With shock and incredulity, we have watched the systematic dismantling of the hard-won legacies of Popes John Paul II and Benedict XVI. We have seen champions of Christian marriage and family life at the JPII Institute for Marriage and Family removed and replaced with their polar opposites. And lately we have been shocked once again to witness the bold Eucharistic sacrileges of World Youth Day in Portugal. The Eucharist was reserved in plastic food catering boxes and served in Ikea potato chip bowls.

I am reminded of Pope John Paul II’s pastoral visit to the Mall in DC for Mass in 1979. It was the dream of a lifetime for many to see the beloved Pope, a hero to us all. Word was passed many years later that, after witnessing the extra hosts after the Mass put in plastic trash bags, JPII turned to the then archbishop of Washington and said, “You and I are now going to pray and do reparation for what I just saw.” Both he and Benedict would be shocked and appalled to see hard-won Eucharistic reverence and devotion so easily discarded once again in the same manner in which it had waned in the post-conciliar era.

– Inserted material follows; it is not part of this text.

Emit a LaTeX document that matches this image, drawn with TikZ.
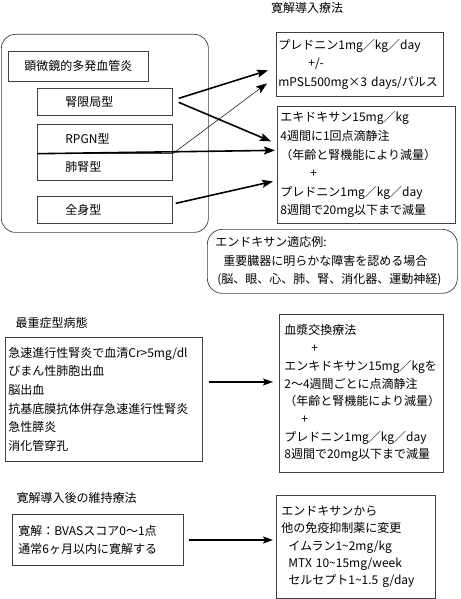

This programmatic and evident dismantling of faith and morals is happening all around us. In one prominent diocese a new director of evangelization has recently been appointed. He has a track record of presenting for speaking engagements a woman who encourages just about every possible sinful violation of the Church’s unchangeable doctrine on the truth of marriage and family life. The woman in question is described as a “sexologist.” Notably, at the same time that Pope Francis has appointed the anti-dogmatic Manuel Fernandez to the top dogmatic position in Rome as head of the Dicastery for the Doctrine of the Faith, a bishop appoints a clone of Fernandez at the local level.

Why? Pope Francis has made abundantly obvious even to those who do not specialize in prophecy that he intends to change the truth itself. He is very determined. An impossible task and yet just one more fantasy. But it is not an idle threat. Why? The phenomenon of papolatry, a perversion of the doctrine of papal infallibility, has been growing apace for many years now and has laid the groundwork for many to believe that whatever a Pope says is true, even if it contradicts matters of faith and morals that preceded him.

What are we to do? Take advice from St. Pio: “Pray, hope and don’t worry.” And love as well. Love our prayer of the Holy Mass and pray it frequently in addition to Sunday, pray the rosary, study and know the faith. Pass it on to your families. Become saints. Holiness has always been the answer to the crises that ever afflict the Church and the world. We must be part of the promise of Christ to His Church that “the gates of Hell will not prevail.” That promise is ours to the extent that we remain faithful to the Church and her unchanging traditions.

Thank you for reading and praised be Jesus Christ, now and forever.